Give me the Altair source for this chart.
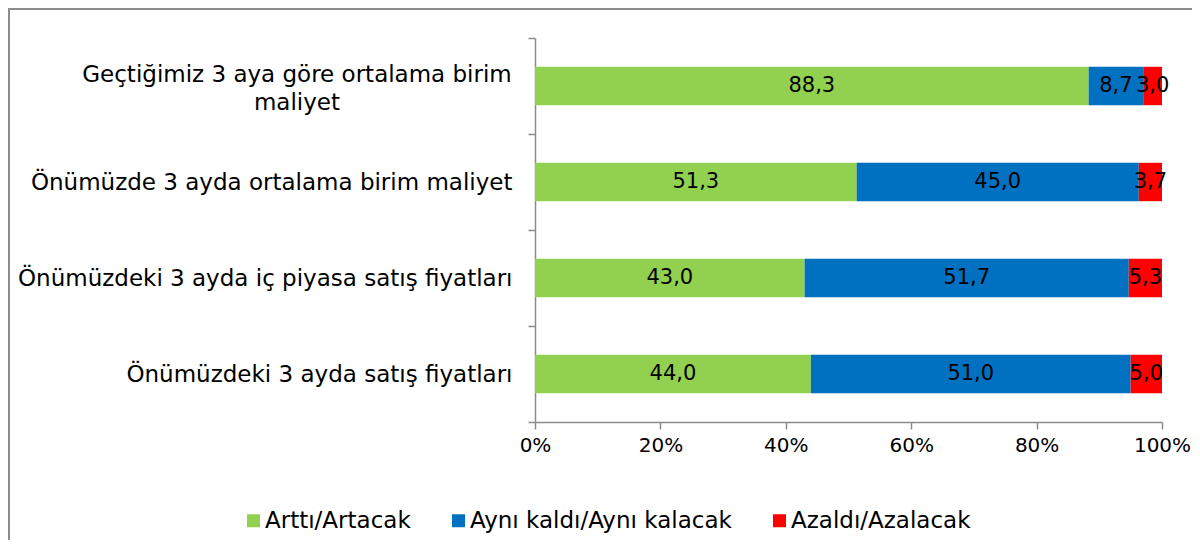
import altair as alt
import pandas as pd

categories = [
    "Geçtiğimiz 3 aya göre ortalama birim maliyet",
    "Önümüzde 3 ayda ortalama birim maliyet",
    "Önümüzdeki 3 ayda iç piyasa satış fiyatları",
    "Önümüzdeki 3 ayda satış fiyatları",
]
series = ["Arttı/Artacak", "Aynı kaldı/Aynı kalacak", "Azaldı/Azalacak"]
artti = [88.3, 51.3, 43.0, 44.0]
ayni = [8.7, 45.0, 51.7, 51.0]
azaldi = [3.0, 3.7, 5.3, 5.0]
colors = ["#92D050", "#0070C0", "#FF0000"]
x_ticks = [0, 20, 40, 60, 80, 100]

rows = []
for si, (s, vals) in enumerate(zip(series, [artti, ayni, azaldi])):
    for c, v in zip(categories, vals):
        rows.append({"category": c, "series": s, "order": si, "value": v})
df = pd.DataFrame(rows)

FONT = "DejaVu Sans"
AX = "#8c8c8c"
WRAPPED = categories[0]

x_axis = alt.Axis(
    values=x_ticks, labelExpr="datum.value + '%'", title=None, grid=False,
    domainColor=AX, domainWidth=1.5, tickColor=AX, tickWidth=1.5, tickSize=7,
    labelFont=FONT, labelFontSize=20, labelColor="black", labelPadding=6,
    labelFlush=False,
)
y_axis = alt.Axis(
    title=None, grid=False, tickBand="extent",
    domainColor=AX, domainWidth=1.5, tickColor=AX, tickWidth=1.5, tickSize=7,
    labelFont=FONT, labelFontSize=23, labelColor="black", labelLimit=0,
    labelExpr="datum.label == '" + WRAPPED + "' ? '' : datum.label",
    labelPadding=16,
)
y_scale = alt.Scale(paddingInner=0, paddingOuter=0)
x_scale = alt.Scale(domain=[0, 100], nice=False)

base = alt.Chart(df).transform_stack(
    stack="value", groupby=["category"], as_=["start", "end"],
    sort=[alt.SortField("order", order="ascending")],
).transform_calculate(
    mid="(datum.start + datum.end) / 2",
    label="replace(format(datum.value, '.1f'), '.', ',')",
)

bars = base.mark_bar(strokeWidth=0, height=alt.RelativeBandSize(0.4)).encode(
    x=alt.X("start:Q", scale=x_scale, axis=x_axis),
    x2="end:Q",
    y=alt.Y("category:N", sort=categories, scale=y_scale, axis=y_axis),
    color=alt.Color(
        "series:N",
        scale=alt.Scale(domain=series, range=colors),
        legend=alt.Legend(
            title=None, orient="none", direction="horizontal",
            legendX=-293, legendY=471, symbolType="square", symbolSize=169,
            symbolStrokeWidth=0, labelFont=FONT, labelFontSize=23,
            labelColor="black", columnPadding=36, labelOffset=0, padding=0,
            labelLimit=0,
        ),
    ),
)

texts = base.mark_text(font=FONT, fontSize=21, color="black").encode(
    x=alt.X("mid:Q", scale=x_scale, axis=x_axis),
    y=alt.Y("category:N", sort=categories, scale=y_scale, axis=y_axis),
    text="label:N",
)

# wrapped, centred category label for the first row (Excel-style)
wrapped_label = base.transform_filter(
    "datum.category == '" + WRAPPED + "' && datum.order == 0"
).transform_calculate(
    ylab="replace(datum.category, ' maliyet', '\\nmaliyet')"
).mark_text(
    font=FONT, fontSize=23, color="black", align="center", baseline="middle",
    lineBreak="\n", lineHeight=28, dy=-11,
).encode(
    x=alt.value(-238),
    y=alt.Y("category:N", sort=categories, scale=y_scale, axis=y_axis),
    text="ylab:N",
)

frame = alt.Chart(alt.Data(values=[{}])).mark_rect(
    fillOpacity=0, stroke="#8c8c8c", strokeWidth=2
).encode(
    x=alt.value(-526), x2=alt.value(2000),
    y=alt.value(-29), y2=alt.value(2000),
)

chart = alt.layer(frame, bars, texts, wrapped_label).properties(
    width=627, height=384,
    padding={"left": 527, "top": 30, "right": 30, "bottom": 118},
    autosize=alt.AutoSizeParams(type="none"),
).configure_view(stroke=None)

chart.save("out.html", embed_options={"renderer": "svg", "actions": False})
________
_YOUR GOAL_: Copy out the listing exactly as it stands, but not the pictures.

_EXERCISE SOLUTION_:
Give me the Altair source for this chart.
import altair as alt
import pandas as pd

categories = [
    "Geçtiğimiz 3 aya göre ortalama birim maliyet",
    "Önümüzde 3 ayda ortalama birim maliyet",
    "Önümüzdeki 3 ayda iç piyasa satış fiyatları",
    "Önümüzdeki 3 ayda satış fiyatları",
]
series = ["Arttı/Artacak", "Aynı kaldı/Aynı kalacak", "Azaldı/Azalacak"]
artti = [88.3, 51.3, 43.0, 44.0]
ayni = [8.7, 45.0, 51.7, 51.0]
azaldi = [3.0, 3.7, 5.3, 5.0]
colors = ["#92D050", "#0070C0", "#FF0000"]
x_ticks = [0, 20, 40, 60, 80, 100]

rows = []
for si, (s, vals) in enumerate(zip(series, [artti, ayni, azaldi])):
    for c, v in zip(categories, vals):
        rows.append({"category": c, "series": s, "order": si, "value": v})
df = pd.DataFrame(rows)

FONT = "DejaVu Sans"
AX = "#8c8c8c"
WRAPPED = categories[0]

x_axis = alt.Axis(
    values=x_ticks, labelExpr="datum.value + '%'", title=None, grid=False,
    domainColor=AX, domainWidth=1.5, tickColor=AX, tickWidth=1.5, tickSize=7,
    labelFont=FONT, labelFontSize=20, labelColor="black", labelPadding=6,
    labelFlush=False,
)
y_axis = alt.Axis(
    title=None, grid=False, tickBand="extent",
    domainColor=AX, domainWidth=1.5, tickColor=AX, tickWidth=1.5, tickSize=7,
    labelFont=FONT, labelFontSize=23, labelColor="black", labelLimit=0,
    labelExpr="datum.label == '" + WRAPPED + "' ? '' : datum.label",
    labelPadding=16,
)
y_scale = alt.Scale(paddingInner=0, paddingOuter=0)
x_scale = alt.Scale(domain=[0, 100], nice=False)

base = alt.Chart(df).transform_stack(
    stack="value", groupby=["category"], as_=["start", "end"],
    sort=[alt.SortField("order", order="ascending")],
).transform_calculate(
    mid="(datum.start + datum.end) / 2",
    label="replace(format(datum.value, '.1f'), '.', ',')",
)

bars = base.mark_bar(strokeWidth=0, height=alt.RelativeBandSize(0.4)).encode(
    x=alt.X("start:Q", scale=x_scale, axis=x_axis),
    x2="end:Q",
    y=alt.Y("category:N", sort=categories, scale=y_scale, axis=y_axis),
    color=alt.Color(
        "series:N",
        scale=alt.Scale(domain=series, range=colors),
        legend=alt.Legend(
            title=None, orient="none", direction="horizontal",
            legendX=-293, legendY=471, symbolType="square", symbolSize=169,
            symbolStrokeWidth=0, labelFont=FONT, labelFontSize=23,
            labelColor="black", columnPadding=36, labelOffset=0, padding=0,
            labelLimit=0,
        ),
    ),
)

texts = base.mark_text(font=FONT, fontSize=21, color="black").encode(
    x=alt.X("mid:Q", scale=x_scale, axis=x_axis),
    y=alt.Y("category:N", sort=categories, scale=y_scale, axis=y_axis),
    text="label:N",
)

# wrapped, centred category label for the first row (Excel-style)
wrapped_label = base.transform_filter(
    "datum.category == '" + WRAPPED + "' && datum.order == 0"
).transform_calculate(
    ylab="replace(datum.category, ' maliyet', '\\nmaliyet')"
).mark_text(
    font=FONT, fontSize=23, color="black", align="center", baseline="middle",
    lineBreak="\n", lineHeight=28, dy=-11,
).encode(
    x=alt.value(-238),
    y=alt.Y("category:N", sort=categories, scale=y_scale, axis=y_axis),
    text="ylab:N",
)

frame = alt.Chart(alt.Data(values=[{}])).mark_rect(
    fillOpacity=0, stroke="#8c8c8c", strokeWidth=2
).encode(
    x=alt.value(-526), x2=alt.value(2000),
    y=alt.value(-29), y2=alt.value(2000),
)

chart = alt.layer(frame, bars, texts, wrapped_label).properties(
    width=627, height=384,
    padding={"left": 527, "top": 30, "right": 30, "bottom": 118},
    autosize=alt.AutoSizeParams(type="none"),
).configure_view(stroke=None)

chart.save("out.html", embed_options={"renderer": "svg", "actions": False})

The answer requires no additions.